Long semiconductors is the most crowded trade on record; Spain favoured to win World Cup


  • Investors remain optimistic about global economic outlook
  • Inflation concerns ease
  • Biggest tail risks are second-wave inflation, AI bubble and disorderly rise in bond yields
  • Expectations for interest rates are now the highest since September 2022
  • Long global semiconductors is the most crowded trade on record (80%)
  • AI sector still seen in boom stage (56%), “euphoria” seen rising (21%)
  • US dollar positioning turns neutral
  • Gold seen as fairly valued for the first time since February 2024
  • Spain seen as favoured to win the 2026 FIFA World Cup

The Bank of America Global Fund Manager Survey (FMS) is one of the most influential monthly reports in the financial world. It polls roughly 200 to 400 institutional fund managers (people managing hundreds of billions of dollars in hedge funds, pension funds, and mutual funds) to see how they are positioned in the markets.

It’s useful as a contrarian indicator. In fact, when positioning gets overstretched on one side or the other, the risk of aggressive unwinding increases. Complacency is punished in the markets. There’s generally a catalyst triggering the reversals or just multiple factors signalling an inflection point.

In June, the FMS showed investors reduced risk exposure but remained increasingly optimistic about the global economic outlook. Just 1% of fund managers now expect weaker global growth over the next 12 months, a sharp improvement from 14% in May and 36% in April, signalling stronger confidence in economic resilience. Inflation concerns also eased, with 45% expecting higher inflation, down from 66% in May.

The biggest risks identified by investors were second-wave inflation (34%), an AI bubble (28%), and a disorderly rise in bond yields (19%). Expectations for interest rates are now the highest since September 2022.

The most crowded trade remained long global semiconductors, with 80% of fund managers holding that view in June, a record high for the survey. This was followed by long Magnificent Seven tech stocks (12%) and long oil (4%).

On AI, most investors believe the sector is still in the “Boom” stage (56%), while 21% see “Euphoria”, suggesting optimism remains high but bubble concerns are rising.

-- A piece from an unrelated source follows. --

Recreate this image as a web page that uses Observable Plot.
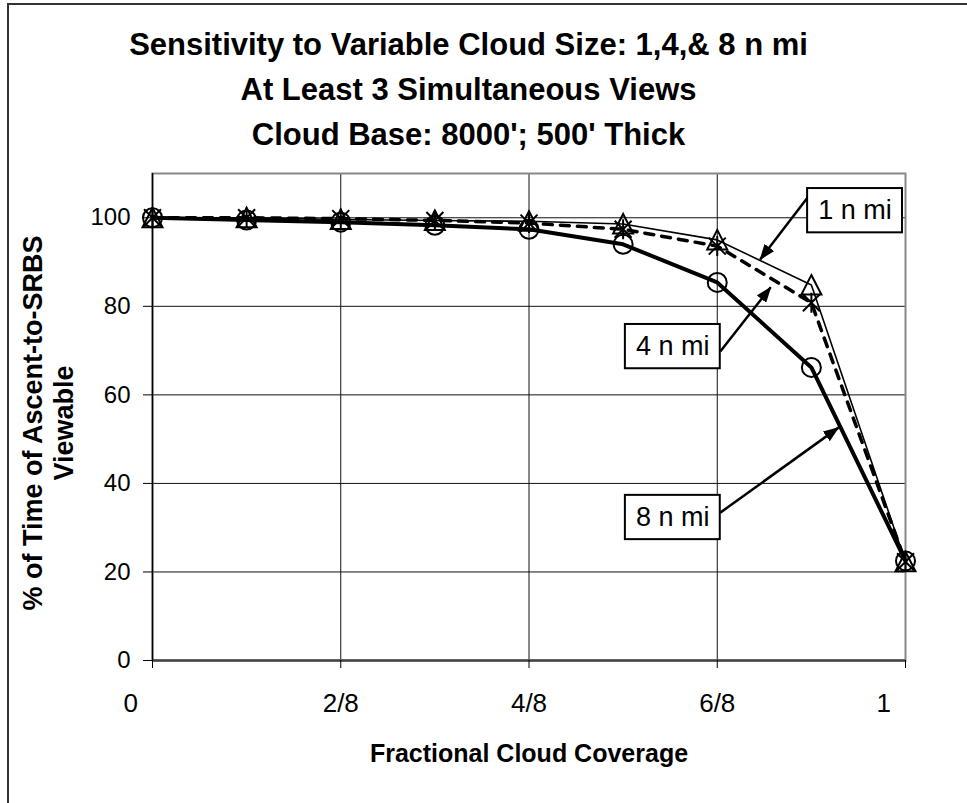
<!DOCTYPE html>
<html><head><meta charset="utf-8">
<script src="https://cdn.jsdelivr.net/npm/d3@7"></script>
<script src="https://cdn.jsdelivr.net/npm/@observablehq/plot@0.6"></script>
<style>
body{margin:0;background:#fff;}
#wrap{position:relative;width:967px;height:803px;overflow:hidden;background:#fff;font-family:"Liberation Sans",Arial,sans-serif;}
#border{position:absolute;left:7px;top:3px;width:2000px;height:2000px;border-left:2px solid #333;border-top:2px solid #333;pointer-events:none;}
#title{position:absolute;left:0;top:0;width:937px;height:160px;text-align:center;font-weight:bold;font-size:31px;line-height:45px;padding-top:22px;box-sizing:border-box;color:#000;}
#chart{position:absolute;left:0;top:160px;}
</style></head>
<body><div id="wrap">
<div id="title">Sensitivity to Variable Cloud Size: 1,4,&amp; 8 n mi<br>At Least 3 Simultaneous Views<br>Cloud Base: 8000'; 500' Thick</div>
<div id="chart"></div><div id="border"></div></div>
<script>
// ---- data ----
const coverage = [0, 0.125, 0.25, 0.375, 0.5, 0.625, 0.75, 0.875, 1];
const series = ["1 n mi", "4 n mi", "8 n mi"];
const oneNmi   = [100, 100, 99.6, 99.4, 99.2, 98.6, 95.0, 84.8, 22.3];
const fourNmi  = [100, 100, 99.8, 99.4, 98.8, 97.4, 93.6, 80.8, 22.3];
const eightNmi = [100, 99.5, 99.0, 98.3, 97.4, 94.0, 85.4, 66.2, 22.5];
const xTicks = [0, 0.25, 0.5, 0.75, 1];
const xTickLabels = ["0", "2/8", "4/8", "6/8", "1"];
const yTicks = [0, 20, 40, 60, 80, 100];
const xTitle = "Fractional Cloud Coverage";
const yTitle = "% of Time of Ascent-to-SRBS\nViewable";
// annotation labels (data units)
const annoLabels = ["1 n mi", "4 n mi", "8 n mi"];
const annoX  = [0.933, 0.691, 0.691];
const annoY  = [101.6, 70.9, 32.3];
const arrowX1 = [0.870, 0.754, 0.754];
const arrowY1 = [104.6, 69.8, 33.4];
const arrowX2 = [0.807, 0.821, 0.911];
const arrowY2 = [90.6, 84.3, 52.6];

// ---- build ----
const values = [oneNmi, fourNmi, eightNmi];
const rows = series.flatMap((s, k) => coverage.map((x, i) => ({series: s, x, y: values[k][i]})));
const bySeries = s => rows.filter(d => d.series === s);
const annos = annoLabels.map((t, i) => ({t, x: annoX[i], y: annoY[i], x1: arrowX1[i], y1: arrowY1[i], x2: arrowX2[i], y2: arrowY2[i]}));
const boxHalfW = 0.063, boxHalfH = 5.0;

const rOf = size => Math.sqrt(size / Math.PI);
const circleSym = {draw(ctx, size){const r = rOf(size); ctx.moveTo(r, 0); ctx.arc(0, 0, r, 0, 2*Math.PI);}};
const triSym = {draw(ctx, size){const r = rOf(size); ctx.moveTo(0, -r); ctx.lineTo(r, r*0.95); ctx.lineTo(-r, r*0.95); ctx.closePath();}};
const starSym = {draw(ctx, size){const r = rOf(size), a = r*0.85; ctx.moveTo(0, -r); ctx.lineTo(0, r); ctx.moveTo(-a, -a); ctx.lineTo(a, a); ctx.moveTo(-a, a); ctx.lineTo(a, -a);}};

const pad = "\u00a0\u00a0\u00a0\u00a0\u00a0\u00a0";
const fmtX = d => { const l = xTickLabels[xTicks.indexOf(d)]; return l.includes("/") ? l : l + pad; };

const chart = Plot.plot({
  width: 967, height: 643,
  marginLeft: 152, marginRight: 62, marginTop: 13, marginBottom: 143,
  style: {fontFamily: "'Liberation Sans', Arial, sans-serif", background: "white", color: "black", overflow: "visible"},
  x: {domain: [0, 1]},
  y: {domain: [0, 110]},
  marks: [
    Plot.gridX(xTicks, {stroke: "#111", strokeOpacity: 1, strokeWidth: 1}),
    Plot.gridY(yTicks, {stroke: "#111", strokeOpacity: 1, strokeWidth: 1}),
    Plot.frame({stroke: "#888", strokeWidth: 2}),
    Plot.ruleY([0], {stroke: "#444", strokeWidth: 2.5}),
    Plot.ruleX([0], {stroke: "#000", strokeWidth: 1.5}),
    Plot.axisX(xTicks, {tickFormat: fmtX, tickSize: 8, tickPadding: 25, fontSize: 26, label: null}),
    Plot.axisY(yTicks, {tickSize: 9, tickPadding: 13, fontSize: 24, label: null}),
    Plot.text([yTitle], {text: d => d, frameAnchor: "left", textAnchor: "middle", lineAnchor: "middle", rotate: -90, dx: -105, dy: 6, fontSize: 27, fontWeight: "bold", lineHeight: 1.15}),
    Plot.text([xTitle], {text: d => d, frameAnchor: "bottom", lineAnchor: "middle", dy: 93, fontSize: 25, fontWeight: "bold"}),
    Plot.line(bySeries("1 n mi"), {x: "x", y: "y", stroke: "black", strokeWidth: 1.6}),
    Plot.line(bySeries("4 n mi"), {x: "x", y: "y", stroke: "black", strokeWidth: 3.5, strokeDasharray: "9,8"}),
    Plot.line(bySeries("8 n mi"), {x: "x", y: "y", stroke: "black", strokeWidth: 4}),
    Plot.dot(bySeries("8 n mi"), {x: "x", y: "y", symbol: circleSym, r: 9.5, stroke: "black", strokeWidth: 2, fill: "none"}),
    Plot.dot(bySeries("4 n mi"), {x: "x", y: "y", symbol: starSym, r: 10, stroke: "black", strokeWidth: 2, fill: "none"}),
    Plot.dot(bySeries("1 n mi"), {x: "x", y: "y", symbol: triSym, r: 10, stroke: "black", strokeWidth: 2, fill: "none"}),
    Plot.link(annos, {x1: "x1", y1: "y1", x2: "x2", y2: "y2", stroke: "black", strokeWidth: 2.5}),
    Plot.rect(annos, {x1: d => d.x - boxHalfW, x2: d => d.x + boxHalfW, y1: d => d.y - boxHalfH, y2: d => d.y + boxHalfH, fill: "white", stroke: "black", strokeWidth: 2}),
    Plot.text(annos, {x: "x", y: "y", text: "t", fontSize: 27, fill: "black"})
  ]
});
// filled arrowheads on the annotation links
const svgEl = chart.tagName.toLowerCase() === "svg" ? chart : chart.querySelector("svg");
const svg = d3.select(svgEl);
const defs = svg.insert("defs", ":first-child");
defs.append("marker").attr("id", "ahead").attr("markerUnits", "userSpaceOnUse")
  .attr("viewBox", "0 0 16 12").attr("markerWidth", 16).attr("markerHeight", 12)
  .attr("refX", 15).attr("refY", 6).attr("orient", "auto")
  .append("path").attr("d", "M0,0L16,6L0,12z").attr("fill", "black");
svg.selectAll('g[aria-label="link"] path, g[aria-label="link"] line').attr("marker-end", "url(#ahead)");
document.getElementById("chart").appendChild(chart);
</script>
</body></html>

On the US dollar, FMS investors were the least underweight (3%) since March 2025, suggesting the extreme bearish positioning turned neutral. Gold is also seen as fairly valued for the first time since February 2024.

On contrarian trades, BofA suggests long bonds, Europe, consumer, REITs; and short commodities, semiconductors, materials and banks.

The survey also asked about the winner of the 2026 FIFA World Cup. 22% favored Spain, 19% France, 8% England, 8% Brazil, 8% Argentina, 6% Portugal and 3% Germany.

Overall, BofA concluded the survey does not signal a major market top, but rather shows investors are taking some profits and adopting a more cautious summer stance while staying broadly bullish on growth and risk assets.

The tail risk, in my opinion, is that the data supports Fed rate hikes and the tightening leads to a nasty stock market correction and increased recession fears.